By Aamer Madhani
May 19, 2015
CHICAGO — With prisons across the country struggling to deal with inmates with mental illness, officials here have turned to a clinical psychologist to lead the nation's second-largest jail.
Cook County Sheriff Tom Dart announced on Tuesday he has tapped Nneka Jones Tapia, 37, who currently oversees mental health strategy, to serve as the jail's executive director.
Tapia's appointment marks the first time a mental health professional has been appointed to head a major U.S. jail.
Cook County, which houses about 9,000 inmates on a daily basis, estimates roughly a third of its inmates are dealing with mental illness.
Dart has been outspoken in his concern about the criminal justice system's efforts to address the issue. In an interview with USA TODAY last year, he called the constant cycle of arrest and incarceration, mostly involving minor offenses and poor people who are unable to make bail, as the "criminalization of the mentally ill.''
"Jails have become the largest psychiatric institutes in (nearly) all of the states," Dart told USA TODAY on Tuesday, after announcing Tapia's appointment. "What a horrific statement that is about our society. Nneka is phenomenal. But when you have as much as 35% of your population that is mentally ill, it would probably be dereliction of duty not to have this issue have a high profile in your operations."
In 44 states, the largest institution housing people with severe psychiatric diseases is a prison or jail, according to the Treatment Advocacy Center, a group that pushes to eliminate barriers to treatment for the severely mentally ill.
The issue is stark in Illinois, particularly the Chicago area. The number of beds in Illinois-run psychiatric hospitals has fallen to about 1,500 from a peak of 35,000 in the 1960s, according to Dart's office.
The problem of mentally ill people filling up Cook County's jails became so persistent that Dart last year turned to Twitter to tally the cases. In one of the most disturbing cases, Dart said the jail had to outfit a 43-year-old man suffering bipolar disorder and schizophrenia with a hockey mask and thick gloves to keep from gouging his remaining eye out. He had ripped his other eye out of the socket before arriving at the jail because he said he did not want to see evil.

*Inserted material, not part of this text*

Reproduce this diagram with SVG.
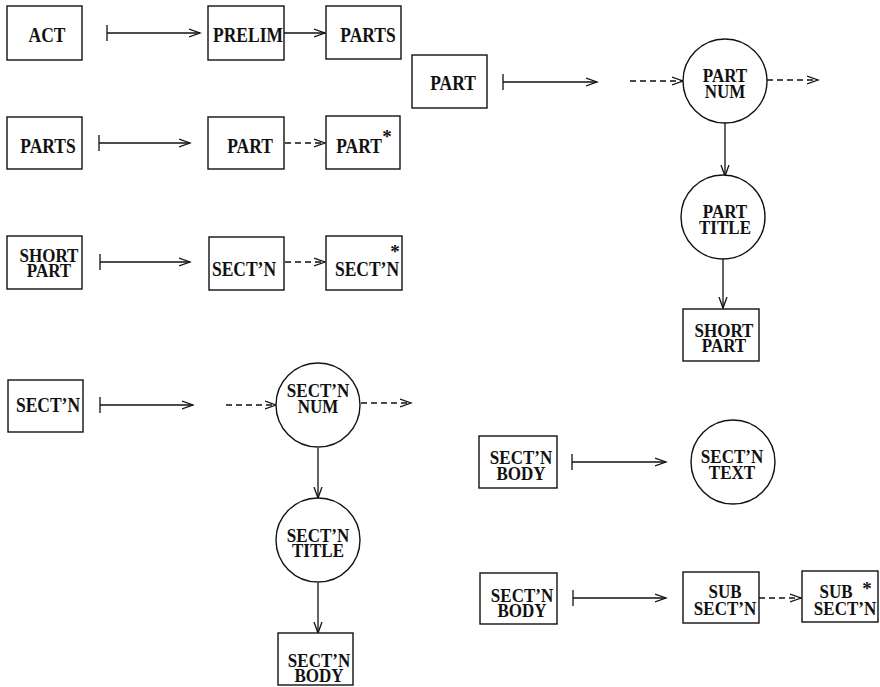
<svg xmlns="http://www.w3.org/2000/svg" width="880" height="687" viewBox="0 0 880 687">
<style>
.box{fill:#fff;stroke:#111;stroke-width:1.4}
.circ{fill:#fff;stroke:#111;stroke-width:1.4}
text{font-family:"Liberation Serif","Times New Roman",serif;font-weight:bold;font-size:17.5px;fill:#111;text-anchor:middle}
.two{font-size:17px}
.ast{font-size:19px}
.ln{stroke:#111;stroke-width:1.3;fill:none}
.ar{marker-end:url(#arr)}
.da{stroke-dasharray:6 4}
</style>
<defs>
<marker id="arr" markerUnits="userSpaceOnUse" markerWidth="14" markerHeight="12" refX="11" refY="5" orient="auto" viewBox="0 0 14 10">
<path d="M0,1 L11,5 L0,9" fill="none" stroke="#111" stroke-width="1.3"/>
</marker>
</defs>
<g id="connectors">
<path class="ln" d="M107,25 V41"/><path class="ln ar" d="M107,33 H200"/>
<path class="ln ar" d="M284,33 H325"/>
<path class="ln" d="M99,135 V151"/><path class="ln ar" d="M99,143 H190"/>
<path class="ln ar da" d="M285,143 H325"/>
<path class="ln" d="M100,254 V270"/><path class="ln ar" d="M100,262 H190"/>
<path class="ln ar da" d="M285,262 H325"/>
<path class="ln" d="M503,74 V90"/><path class="ln ar" d="M503,82 H597"/>
<path class="ln ar da" d="M630,81 H683"/>
<path class="ln ar da" d="M767,80 H818"/>
<path class="ln ar" d="M725,123 V176"/>
<path class="ln ar" d="M723,259 V308"/>
<path class="ln" d="M100,397 V413"/><path class="ln ar" d="M100,405 H193"/>
<path class="ln ar da" d="M226,405 H276"/>
<path class="ln ar da" d="M361,403 H411"/>
<path class="ln ar" d="M318,448 V498"/>
<path class="ln ar" d="M318,583 V633"/>
<path class="ln" d="M572,454 V470"/><path class="ln ar" d="M572,462 H666"/>
<path class="ln" d="M573,590 V606"/><path class="ln ar" d="M573,598 H666"/>
<path class="ln ar da" d="M759,598 H801"/>
</g>
<g id="act"><rect class="box" x="7" y="6" width="75" height="54"/><text transform="translate(47,42) scale(1,1.18)">ACT</text></g>
<g id="prelim"><rect class="box" x="208" y="6" width="76" height="54"/><text transform="translate(248,42) scale(1,1.18)">PRELIM</text></g>
<g id="parts1"><rect class="box" x="326" y="6" width="75" height="53"/><text transform="translate(368,42) scale(1,1.18)">PARTS</text></g>
<g id="part-r"><rect class="box" x="412" y="55" width="75" height="53"/><text transform="translate(453,90) scale(1,1.18)">PART</text></g>
<g id="parts2"><rect class="box" x="7" y="117" width="75" height="52"/><text transform="translate(48,153) scale(1,1.18)">PARTS</text></g>
<g id="part2"><rect class="box" x="208" y="117" width="76" height="52"/><text transform="translate(250,153) scale(1,1.18)">PART</text></g>
<g id="part-star"><rect class="box" x="326" y="116" width="74" height="53"/><text transform="translate(359,153) scale(1,1.18)">PART</text><text class="ast" x="387" y="143">*</text></g>
<g id="short-part"><rect class="box" x="7" y="236" width="75" height="53"/><text class="two" transform="translate(49,262) scale(1,1.1)"><tspan x="0">SHORT</tspan><tspan x="0" dy="14">PART</tspan></text></g>
<g id="sectn3"><rect class="box" x="209" y="237" width="75" height="53"/><text transform="translate(244,276) scale(1,1.18)">SECT’N</text></g>
<g id="sectn-star"><rect class="box" x="326" y="236" width="76" height="54"/><text transform="translate(367,276) scale(1,1.18)">SECT’N</text><text class="ast" x="395" y="258">*</text></g>
<g id="part-num"><circle class="circ" cx="725" cy="81" r="42"/><text class="two" transform="translate(725,82) scale(1,1.1)"><tspan x="0">PART</tspan><tspan x="0" dy="14.5">NUM</tspan></text></g>
<g id="part-title"><circle class="circ" cx="723" cy="217" r="42"/><text class="two" transform="translate(725,218) scale(1,1.1)"><tspan x="0">PART</tspan><tspan x="0" dy="14.5">TITLE</tspan></text></g>
<g id="short-part-r"><rect class="box" x="683" y="309" width="76" height="52"/><text class="two" transform="translate(724,337) scale(1,1.1)"><tspan x="0">SHORT</tspan><tspan x="0" dy="14">PART</tspan></text></g>
<g id="sectn4"><rect class="box" x="8" y="380" width="75" height="52"/><text transform="translate(48,412) scale(1,1.18)">SECT’N</text></g>
<g id="sectn-num"><circle class="circ" cx="318" cy="405" r="42"/><text class="two" transform="translate(318,397) scale(1,1.1)"><tspan x="0">SECT’N</tspan><tspan x="0" dy="14.5">NUM</tspan></text></g>
<g id="sectn-title"><circle class="circ" cx="318" cy="540" r="42"/><text class="two" transform="translate(318,542) scale(1,1.1)"><tspan x="0">SECT’N</tspan><tspan x="0" dy="14">TITLE</tspan></text></g>
<g id="sectn-body-b"><rect class="box" x="278" y="633" width="75" height="52"/><text class="two" transform="translate(319,667) scale(1,1.1)"><tspan x="0">SECT’N</tspan><tspan x="0" dy="14">BODY</tspan></text></g>
<g id="sectn-body1"><rect class="box" x="479" y="436" width="78" height="52"/><text class="two" transform="translate(521,464) scale(1,1.1)"><tspan x="0">SECT’N</tspan><tspan x="0" dy="14.5">BODY</tspan></text></g>
<g id="sectn-text"><circle class="circ" cx="733" cy="462" r="42"/><text class="two" transform="translate(732,463) scale(1,1.1)"><tspan x="0">SECT’N</tspan><tspan x="0" dy="14.5">TEXT</tspan></text></g>
<g id="sectn-body2"><rect class="box" x="480" y="573" width="77" height="51"/><text class="two" transform="translate(522,602) scale(1,1.1)"><tspan x="0">SECT’N</tspan><tspan x="0" dy="13.6">BODY</tspan></text></g>
<g id="sub-sectn"><rect class="box" x="683" y="572" width="76" height="51"/><text class="two" transform="translate(725,598) scale(1,1.1)"><tspan x="0">SUB</tspan><tspan x="0" dy="15.4">SECT’N</tspan></text></g>
<g id="sub-sectn-star"><rect class="box" x="802" y="571" width="76" height="51"/><text class="two" transform="translate(836,598) scale(1,1.1)"><tspan x="0">SUB</tspan><tspan x="9" dy="15.4">SECT’N</tspan></text><text class="ast" x="867" y="595">*</text></g>
</svg>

Nationally, police encounters with people who are mentally ill and/or emotionally disturbed are increasingly directing resources away from traditional public safety roles. It is not uncommon at many police departments, according to the National Alliance on Mental Illness, for more than 20% of daily calls for service to involve people who are mentally disturbed.
Tapia, who first came to the jail as an intern in 2006, has worked with the sheriff's department on mental health issues since 2013.
"The essence of a correctional institution was always supposed to be about correcting behavior, and I don't think we have ever done that," Tapia said. "We're trying to change that."